- [Raw data]

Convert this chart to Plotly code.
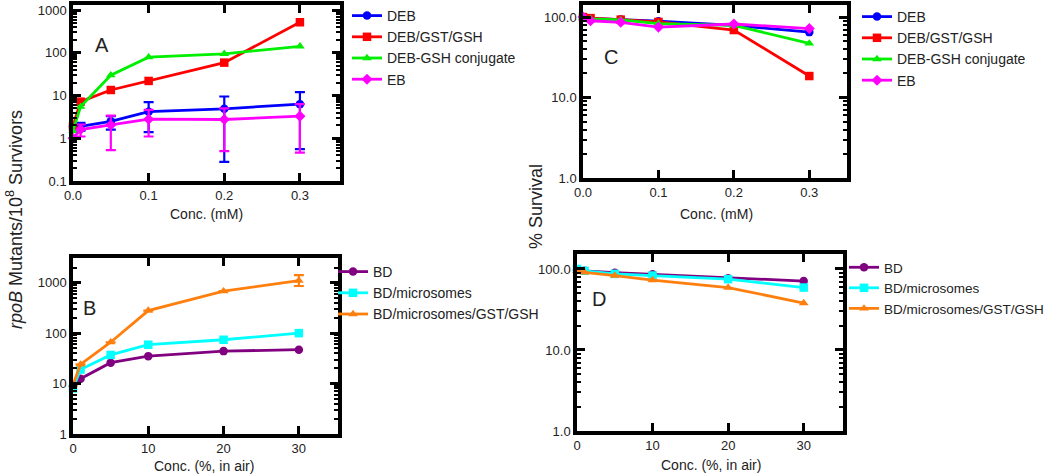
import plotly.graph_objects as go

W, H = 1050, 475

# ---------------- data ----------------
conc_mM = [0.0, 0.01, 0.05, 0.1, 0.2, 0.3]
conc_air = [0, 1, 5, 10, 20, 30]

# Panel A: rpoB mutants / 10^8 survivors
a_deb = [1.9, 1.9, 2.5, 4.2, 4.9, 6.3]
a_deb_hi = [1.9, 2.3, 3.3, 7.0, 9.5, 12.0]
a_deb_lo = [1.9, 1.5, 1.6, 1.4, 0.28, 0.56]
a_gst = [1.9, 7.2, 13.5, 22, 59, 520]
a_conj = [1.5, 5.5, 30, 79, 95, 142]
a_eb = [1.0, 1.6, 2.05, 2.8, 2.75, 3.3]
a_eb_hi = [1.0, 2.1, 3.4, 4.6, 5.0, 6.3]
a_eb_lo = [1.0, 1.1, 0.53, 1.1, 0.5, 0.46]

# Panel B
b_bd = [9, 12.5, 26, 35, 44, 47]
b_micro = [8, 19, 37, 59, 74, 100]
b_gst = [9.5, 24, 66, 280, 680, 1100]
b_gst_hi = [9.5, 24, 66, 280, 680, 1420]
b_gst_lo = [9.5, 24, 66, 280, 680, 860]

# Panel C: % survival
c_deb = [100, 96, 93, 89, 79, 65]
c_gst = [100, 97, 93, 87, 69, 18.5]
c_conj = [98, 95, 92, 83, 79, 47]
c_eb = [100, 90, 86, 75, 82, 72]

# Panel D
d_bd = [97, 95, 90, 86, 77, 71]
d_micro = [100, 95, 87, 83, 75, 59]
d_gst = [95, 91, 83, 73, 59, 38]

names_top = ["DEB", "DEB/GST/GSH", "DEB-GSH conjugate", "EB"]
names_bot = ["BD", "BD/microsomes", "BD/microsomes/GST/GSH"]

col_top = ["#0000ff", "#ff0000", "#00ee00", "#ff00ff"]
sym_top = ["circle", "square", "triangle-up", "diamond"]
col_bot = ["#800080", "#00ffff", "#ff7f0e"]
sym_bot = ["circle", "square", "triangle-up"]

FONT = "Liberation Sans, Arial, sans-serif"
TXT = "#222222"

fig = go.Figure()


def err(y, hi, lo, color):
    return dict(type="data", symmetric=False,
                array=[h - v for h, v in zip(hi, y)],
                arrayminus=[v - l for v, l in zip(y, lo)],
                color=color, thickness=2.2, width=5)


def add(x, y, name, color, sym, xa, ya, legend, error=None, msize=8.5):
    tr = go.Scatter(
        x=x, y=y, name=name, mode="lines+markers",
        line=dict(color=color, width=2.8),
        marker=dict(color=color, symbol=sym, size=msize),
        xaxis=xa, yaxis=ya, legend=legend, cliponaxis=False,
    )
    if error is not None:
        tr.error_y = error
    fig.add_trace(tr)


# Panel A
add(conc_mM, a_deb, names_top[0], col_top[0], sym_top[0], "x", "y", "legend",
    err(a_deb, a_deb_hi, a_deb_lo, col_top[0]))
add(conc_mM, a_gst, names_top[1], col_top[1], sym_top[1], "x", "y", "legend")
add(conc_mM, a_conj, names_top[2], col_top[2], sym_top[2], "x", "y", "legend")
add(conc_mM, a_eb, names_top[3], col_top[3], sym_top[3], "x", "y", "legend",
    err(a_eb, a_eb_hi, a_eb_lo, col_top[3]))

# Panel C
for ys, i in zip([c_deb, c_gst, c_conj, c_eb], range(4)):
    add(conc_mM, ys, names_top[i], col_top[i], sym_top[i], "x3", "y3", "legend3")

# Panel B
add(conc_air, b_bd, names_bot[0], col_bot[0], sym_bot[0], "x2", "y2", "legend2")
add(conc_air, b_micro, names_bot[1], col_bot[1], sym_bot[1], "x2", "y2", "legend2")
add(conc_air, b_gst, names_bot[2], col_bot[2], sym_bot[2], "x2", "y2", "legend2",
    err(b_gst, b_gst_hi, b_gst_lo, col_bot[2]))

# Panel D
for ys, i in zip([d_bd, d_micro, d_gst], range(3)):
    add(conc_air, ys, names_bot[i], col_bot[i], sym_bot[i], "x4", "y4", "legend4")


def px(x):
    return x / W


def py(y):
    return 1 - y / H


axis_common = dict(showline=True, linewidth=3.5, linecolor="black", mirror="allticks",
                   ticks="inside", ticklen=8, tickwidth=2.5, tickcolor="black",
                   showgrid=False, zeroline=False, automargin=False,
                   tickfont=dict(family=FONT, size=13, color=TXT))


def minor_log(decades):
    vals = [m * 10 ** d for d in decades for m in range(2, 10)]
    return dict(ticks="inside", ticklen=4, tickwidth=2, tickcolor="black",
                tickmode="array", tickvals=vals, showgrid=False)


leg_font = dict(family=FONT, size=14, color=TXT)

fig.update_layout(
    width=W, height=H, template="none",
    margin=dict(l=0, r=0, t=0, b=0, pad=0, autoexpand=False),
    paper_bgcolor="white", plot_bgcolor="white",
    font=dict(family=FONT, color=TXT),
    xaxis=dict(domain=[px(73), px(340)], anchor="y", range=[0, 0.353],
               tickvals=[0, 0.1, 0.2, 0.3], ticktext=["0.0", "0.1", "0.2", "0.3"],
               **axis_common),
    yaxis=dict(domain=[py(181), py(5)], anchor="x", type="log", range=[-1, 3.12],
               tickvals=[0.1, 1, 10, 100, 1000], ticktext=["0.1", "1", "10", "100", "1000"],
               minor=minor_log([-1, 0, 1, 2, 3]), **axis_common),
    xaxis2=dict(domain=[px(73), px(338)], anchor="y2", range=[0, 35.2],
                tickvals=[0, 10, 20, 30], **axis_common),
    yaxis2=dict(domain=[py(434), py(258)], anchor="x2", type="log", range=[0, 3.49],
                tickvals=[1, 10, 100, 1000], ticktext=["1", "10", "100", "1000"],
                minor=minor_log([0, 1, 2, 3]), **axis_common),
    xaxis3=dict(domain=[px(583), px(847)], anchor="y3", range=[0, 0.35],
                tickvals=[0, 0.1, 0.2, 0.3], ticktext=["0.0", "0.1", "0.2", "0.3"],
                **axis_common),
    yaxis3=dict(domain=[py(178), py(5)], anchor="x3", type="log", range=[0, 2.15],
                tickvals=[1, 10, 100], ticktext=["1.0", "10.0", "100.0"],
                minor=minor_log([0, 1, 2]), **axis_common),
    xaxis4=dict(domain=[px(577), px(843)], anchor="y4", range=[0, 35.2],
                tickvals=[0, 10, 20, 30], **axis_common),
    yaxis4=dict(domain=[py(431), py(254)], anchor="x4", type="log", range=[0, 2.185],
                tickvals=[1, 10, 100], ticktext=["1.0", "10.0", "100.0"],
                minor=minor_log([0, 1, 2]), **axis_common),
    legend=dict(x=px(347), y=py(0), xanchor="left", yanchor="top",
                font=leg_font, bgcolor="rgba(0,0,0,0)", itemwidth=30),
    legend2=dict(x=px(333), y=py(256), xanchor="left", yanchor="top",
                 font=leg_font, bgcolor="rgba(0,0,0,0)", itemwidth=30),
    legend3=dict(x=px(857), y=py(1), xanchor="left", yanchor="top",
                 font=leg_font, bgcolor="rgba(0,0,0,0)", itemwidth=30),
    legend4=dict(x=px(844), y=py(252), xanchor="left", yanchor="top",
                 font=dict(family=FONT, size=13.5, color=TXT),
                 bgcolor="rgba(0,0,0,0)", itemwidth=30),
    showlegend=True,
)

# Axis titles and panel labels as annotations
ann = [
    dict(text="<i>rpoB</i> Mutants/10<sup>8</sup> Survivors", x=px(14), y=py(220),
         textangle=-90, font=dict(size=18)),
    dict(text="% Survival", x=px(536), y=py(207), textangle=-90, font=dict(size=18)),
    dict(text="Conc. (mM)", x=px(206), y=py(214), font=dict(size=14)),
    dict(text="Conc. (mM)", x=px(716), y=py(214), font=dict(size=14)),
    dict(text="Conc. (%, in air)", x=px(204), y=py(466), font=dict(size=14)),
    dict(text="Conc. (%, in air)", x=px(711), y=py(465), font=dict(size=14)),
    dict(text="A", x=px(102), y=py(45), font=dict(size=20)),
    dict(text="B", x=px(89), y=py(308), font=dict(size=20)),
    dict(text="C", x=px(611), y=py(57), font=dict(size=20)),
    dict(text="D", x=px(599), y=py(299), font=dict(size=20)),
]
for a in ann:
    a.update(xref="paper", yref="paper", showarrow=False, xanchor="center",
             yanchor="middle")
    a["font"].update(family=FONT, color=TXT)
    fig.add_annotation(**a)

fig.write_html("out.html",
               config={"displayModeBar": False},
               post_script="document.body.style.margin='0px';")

---

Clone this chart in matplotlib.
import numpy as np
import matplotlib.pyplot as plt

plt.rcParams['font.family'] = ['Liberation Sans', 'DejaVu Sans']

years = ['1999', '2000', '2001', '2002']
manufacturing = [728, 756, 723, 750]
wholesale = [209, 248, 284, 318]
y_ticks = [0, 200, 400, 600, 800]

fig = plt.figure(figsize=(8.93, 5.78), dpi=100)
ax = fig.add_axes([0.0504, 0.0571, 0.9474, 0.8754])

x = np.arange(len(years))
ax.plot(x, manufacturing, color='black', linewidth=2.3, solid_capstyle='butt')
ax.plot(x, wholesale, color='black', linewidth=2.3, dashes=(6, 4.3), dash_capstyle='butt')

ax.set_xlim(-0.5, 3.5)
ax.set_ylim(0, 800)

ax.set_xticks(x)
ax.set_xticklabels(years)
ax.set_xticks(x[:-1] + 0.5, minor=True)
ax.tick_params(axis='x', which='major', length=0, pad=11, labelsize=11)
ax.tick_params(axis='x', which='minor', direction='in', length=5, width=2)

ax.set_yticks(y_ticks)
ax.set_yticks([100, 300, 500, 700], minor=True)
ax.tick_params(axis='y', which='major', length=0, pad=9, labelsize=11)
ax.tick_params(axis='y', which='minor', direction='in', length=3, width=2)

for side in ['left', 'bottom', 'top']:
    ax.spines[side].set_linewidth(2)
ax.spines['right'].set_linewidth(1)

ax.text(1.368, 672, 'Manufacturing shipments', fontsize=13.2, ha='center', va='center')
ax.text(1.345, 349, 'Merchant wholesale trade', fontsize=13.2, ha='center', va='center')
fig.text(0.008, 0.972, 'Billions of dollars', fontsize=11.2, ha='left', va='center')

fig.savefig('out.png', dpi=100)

--

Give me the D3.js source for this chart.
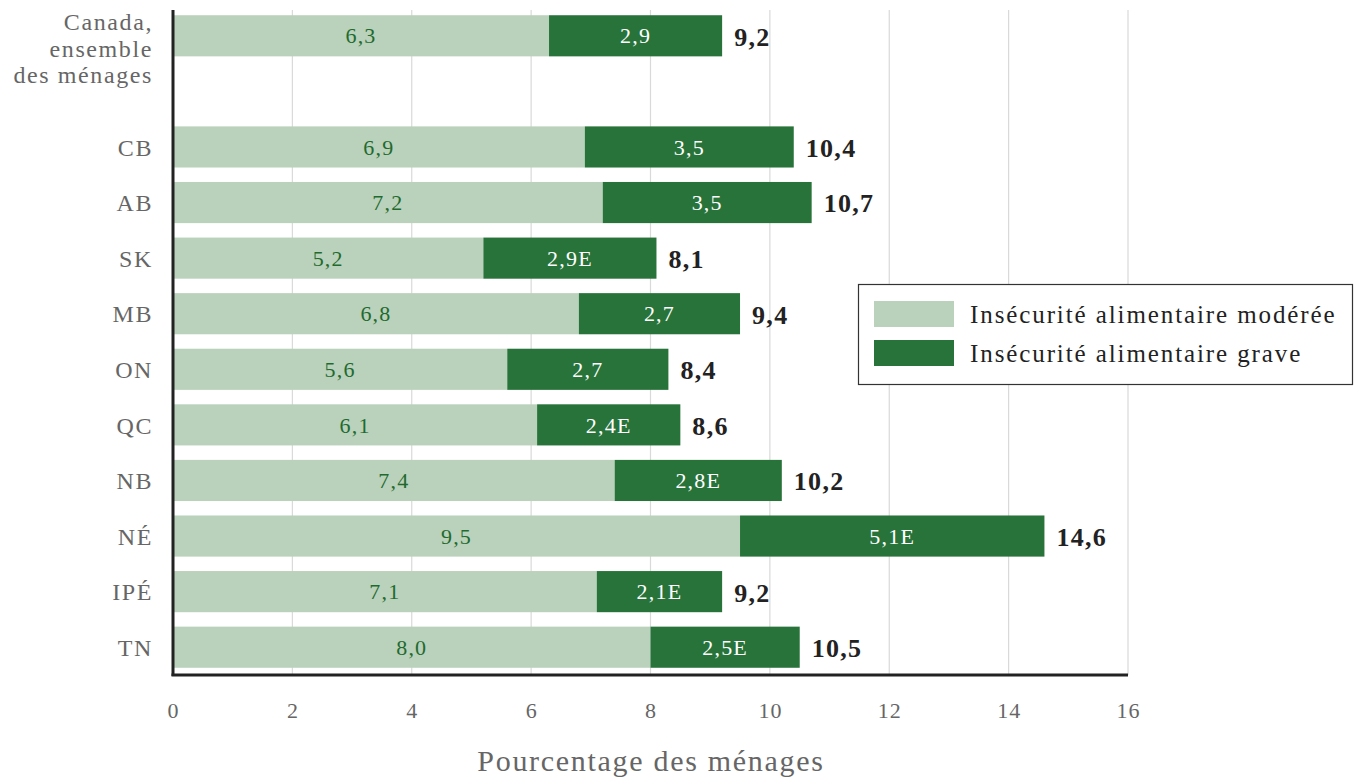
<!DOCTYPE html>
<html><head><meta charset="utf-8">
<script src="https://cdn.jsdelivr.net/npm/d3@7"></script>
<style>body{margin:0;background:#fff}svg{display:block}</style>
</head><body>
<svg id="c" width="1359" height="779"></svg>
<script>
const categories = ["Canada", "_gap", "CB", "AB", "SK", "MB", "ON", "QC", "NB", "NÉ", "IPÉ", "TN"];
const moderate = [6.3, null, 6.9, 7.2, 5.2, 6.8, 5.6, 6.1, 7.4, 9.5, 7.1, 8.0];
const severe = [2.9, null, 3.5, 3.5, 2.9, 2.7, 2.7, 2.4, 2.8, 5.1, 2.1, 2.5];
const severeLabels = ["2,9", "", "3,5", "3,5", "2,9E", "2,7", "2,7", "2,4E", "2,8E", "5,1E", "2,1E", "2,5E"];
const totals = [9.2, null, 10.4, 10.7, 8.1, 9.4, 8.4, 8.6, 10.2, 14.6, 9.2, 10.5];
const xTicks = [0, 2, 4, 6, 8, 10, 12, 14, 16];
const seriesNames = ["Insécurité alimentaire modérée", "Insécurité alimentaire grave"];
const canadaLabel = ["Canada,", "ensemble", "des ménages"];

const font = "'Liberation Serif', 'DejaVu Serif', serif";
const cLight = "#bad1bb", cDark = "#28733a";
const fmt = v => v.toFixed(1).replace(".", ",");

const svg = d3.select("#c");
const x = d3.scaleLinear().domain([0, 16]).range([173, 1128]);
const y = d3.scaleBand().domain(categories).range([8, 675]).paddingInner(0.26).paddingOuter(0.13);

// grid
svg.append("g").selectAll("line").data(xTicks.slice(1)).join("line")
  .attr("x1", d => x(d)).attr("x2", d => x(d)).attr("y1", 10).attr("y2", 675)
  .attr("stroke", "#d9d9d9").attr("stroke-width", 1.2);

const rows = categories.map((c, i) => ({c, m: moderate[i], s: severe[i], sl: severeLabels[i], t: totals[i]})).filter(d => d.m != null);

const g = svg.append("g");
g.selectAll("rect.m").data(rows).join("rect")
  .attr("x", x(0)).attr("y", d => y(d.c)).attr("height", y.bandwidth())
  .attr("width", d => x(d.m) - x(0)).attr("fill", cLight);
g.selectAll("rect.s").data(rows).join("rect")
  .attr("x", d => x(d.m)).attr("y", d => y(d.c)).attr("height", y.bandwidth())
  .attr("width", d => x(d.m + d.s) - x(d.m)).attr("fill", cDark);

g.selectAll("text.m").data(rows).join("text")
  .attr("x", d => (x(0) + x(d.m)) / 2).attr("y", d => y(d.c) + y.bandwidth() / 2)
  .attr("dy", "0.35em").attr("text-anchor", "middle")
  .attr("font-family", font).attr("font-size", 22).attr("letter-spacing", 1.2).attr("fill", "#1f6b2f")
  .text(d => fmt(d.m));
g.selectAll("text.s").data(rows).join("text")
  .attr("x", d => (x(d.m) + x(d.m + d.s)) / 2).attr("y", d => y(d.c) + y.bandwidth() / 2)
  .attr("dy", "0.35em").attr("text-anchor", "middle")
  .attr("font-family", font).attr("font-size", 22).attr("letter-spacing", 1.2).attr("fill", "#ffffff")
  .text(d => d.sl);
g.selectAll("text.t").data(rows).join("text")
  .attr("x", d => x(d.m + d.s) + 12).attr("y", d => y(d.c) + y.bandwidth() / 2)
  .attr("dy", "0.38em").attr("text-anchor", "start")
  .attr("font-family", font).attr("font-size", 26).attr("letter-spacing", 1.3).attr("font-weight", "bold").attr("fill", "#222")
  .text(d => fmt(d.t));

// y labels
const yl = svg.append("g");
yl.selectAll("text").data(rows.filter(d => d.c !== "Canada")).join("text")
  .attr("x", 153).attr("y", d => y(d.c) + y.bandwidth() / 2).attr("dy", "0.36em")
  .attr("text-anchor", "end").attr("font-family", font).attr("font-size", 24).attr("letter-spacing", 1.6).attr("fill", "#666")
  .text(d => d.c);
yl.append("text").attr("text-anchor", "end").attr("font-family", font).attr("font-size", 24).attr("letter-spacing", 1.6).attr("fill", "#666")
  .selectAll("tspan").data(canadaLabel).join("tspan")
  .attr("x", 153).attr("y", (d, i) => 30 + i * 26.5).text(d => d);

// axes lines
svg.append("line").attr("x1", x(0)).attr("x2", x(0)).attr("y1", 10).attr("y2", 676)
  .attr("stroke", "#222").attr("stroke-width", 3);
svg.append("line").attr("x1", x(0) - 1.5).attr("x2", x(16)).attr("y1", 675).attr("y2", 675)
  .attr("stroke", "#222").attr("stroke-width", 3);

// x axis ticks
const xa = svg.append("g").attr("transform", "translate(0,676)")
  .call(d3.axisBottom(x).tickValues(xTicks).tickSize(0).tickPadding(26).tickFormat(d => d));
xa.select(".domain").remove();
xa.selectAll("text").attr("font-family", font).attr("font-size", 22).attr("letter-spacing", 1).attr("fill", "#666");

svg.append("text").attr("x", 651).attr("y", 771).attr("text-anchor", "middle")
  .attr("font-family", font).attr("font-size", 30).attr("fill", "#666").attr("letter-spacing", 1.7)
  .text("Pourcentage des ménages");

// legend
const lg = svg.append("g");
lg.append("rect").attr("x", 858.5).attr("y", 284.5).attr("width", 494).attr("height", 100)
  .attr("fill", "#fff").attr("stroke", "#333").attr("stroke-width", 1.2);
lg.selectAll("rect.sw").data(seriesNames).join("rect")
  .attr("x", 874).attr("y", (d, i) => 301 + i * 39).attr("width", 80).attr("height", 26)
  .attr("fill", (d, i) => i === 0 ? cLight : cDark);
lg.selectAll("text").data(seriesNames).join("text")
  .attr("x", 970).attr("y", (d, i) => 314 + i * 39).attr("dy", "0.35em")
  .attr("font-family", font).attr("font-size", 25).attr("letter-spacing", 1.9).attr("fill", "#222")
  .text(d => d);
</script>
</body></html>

- [Set task]
Keep to the lines between the line with "Convert this chart to Plotly code." and the line with "a_eb_lo = [1.0, 1.1, 0.53, 1.1, 0.5, 0.46]", inclusive, and transcribe them without pictures.

- [Worked solution]
Convert this chart to Plotly code.
import plotly.graph_objects as go

W, H = 1050, 475

# ---------------- data ----------------
conc_mM = [0.0, 0.01, 0.05, 0.1, 0.2, 0.3]
conc_air = [0, 1, 5, 10, 20, 30]

# Panel A: rpoB mutants / 10^8 survivors
a_deb = [1.9, 1.9, 2.5, 4.2, 4.9, 6.3]
a_deb_hi = [1.9, 2.3, 3.3, 7.0, 9.5, 12.0]
a_deb_lo = [1.9, 1.5, 1.6, 1.4, 0.28, 0.56]
a_gst = [1.9, 7.2, 13.5, 22, 59, 520]
a_conj = [1.5, 5.5, 30, 79, 95, 142]
a_eb = [1.0, 1.6, 2.05, 2.8, 2.75, 3.3]
a_eb_hi = [1.0, 2.1, 3.4, 4.6, 5.0, 6.3]
a_eb_lo = [1.0, 1.1, 0.53, 1.1, 0.5, 0.46]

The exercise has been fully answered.